Am kommenden Sonntag kommt mit Silvan Aegerter vom FC Münsingen ein weiterer “Ehemaliger” auf die Allmend. Seine Mannschaft tritt im Spitzenkampf gegen die zweite Mannschaft des FC Luzern an. Die LU21 geht als Leader und mit einem Punkt Vorsprung in dieses Spiel. Acht Spiele vor Ende der Meisterschaft also die perfekte Ausgangslage, um sich an einem Aufstiegsplatz festzukrallen. Aufsteigen kann “s’Zwöi” allerdings nur dann, wenn in der Promotion League gleichzeitig eine andere Nachwuchsmannschaft auf einen Abstiegsplatz fällt und man selber die beste Nachwuchsmannschaft aller drei Gruppen der ersten Liga ist. Gegen den Abstieg kämpfen aktuell Sion II, St. Gallen II und FC Zürich II und sind nur gerade zwischen 0 und 5 Punkten vom Strich entfernt. Mit GC II duelliert sich eine weitere Mannschaft in der ersten Liga um den Aufstieg, liegt allerdings noch einen Punkt hinter Luzern.
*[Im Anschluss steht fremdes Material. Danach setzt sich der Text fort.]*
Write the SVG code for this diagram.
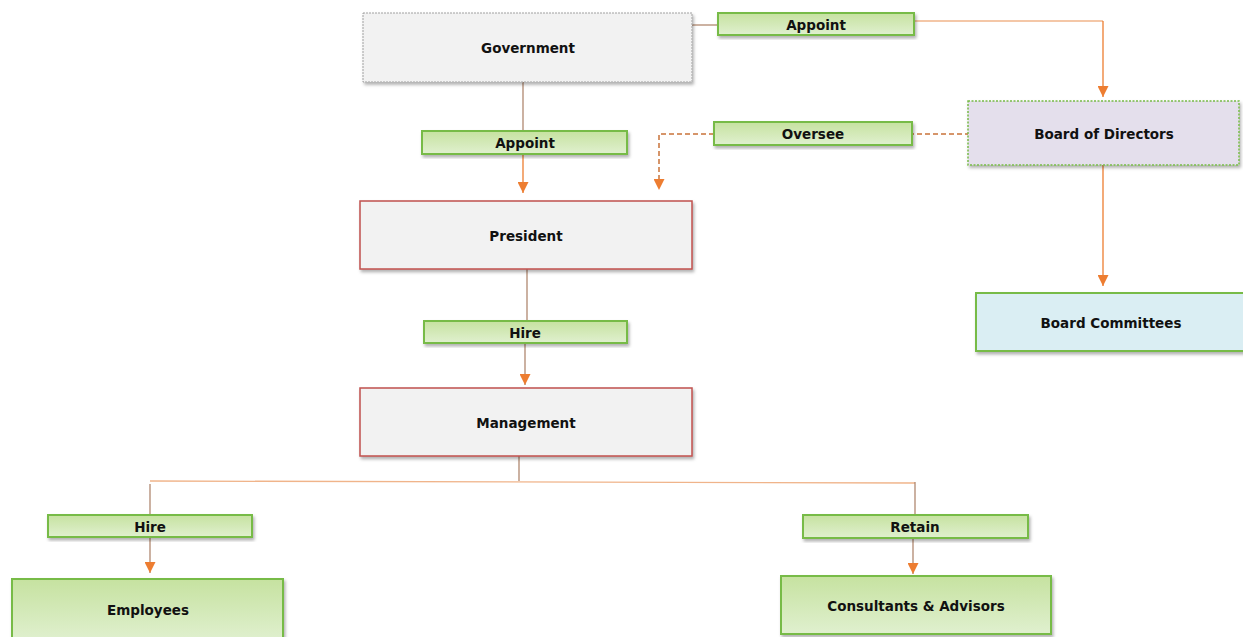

Luzern II hat 7 der letzten 8 Begegnungen gewonnen und sich in den 18 Meisterschaftsspielen das zweitbeste Torverhältnis (43:19) aller 42 1.Liga-Mannschaften erkämpft. Im letzten Spiel vor diesem Rüttler erzielte Yesil alle 3 Tore.
Das Spiel findet am Sonntag um 14.30 Uhr im Leichtathletikstadion statt.
Nun noch eine persönliche Anmerkung zum Schluss:
Eine gute Männer-WG hat zwei Sachen: Bier und Durst. Unsere hat zusätzlich ein Alkohol-Messgerät, um zu messen wer am Vorabend am meisten Durst hatte und wer am anderen Tag mit dem Auto neues Bier holen muss. Vor einigen Wochen wollten wir aber mit dem Auto nach Muri, um das Auswärtsspiel der LU21 zu sehen. Schnell war klar, dass an diesem Sonntag keiner mit dem Auto fahren wird. Der eine, mit dem geringsten gemessenen Wert freute sich nach der Messung, dass er nicht fahren durfte, der andere war überrascht, dass er noch so viel intus hatte und der dritte feierte seinen Promille-Sieg. Kurzerhand mussten wir einen fahrtüchtigen Fahrer suchen. An dieser Stelle ein herzliches Dankeschön an all die Fahrer, an die Bierholer, an die zweite Mannschaft, den Staff, die Schnapsleichen, den Speaker, die Kassierer, die Amateursportler, die hübschen Frauen, die Architekten dieser wunderschönen Stadien, an den LSC und an den FC Luzern selber.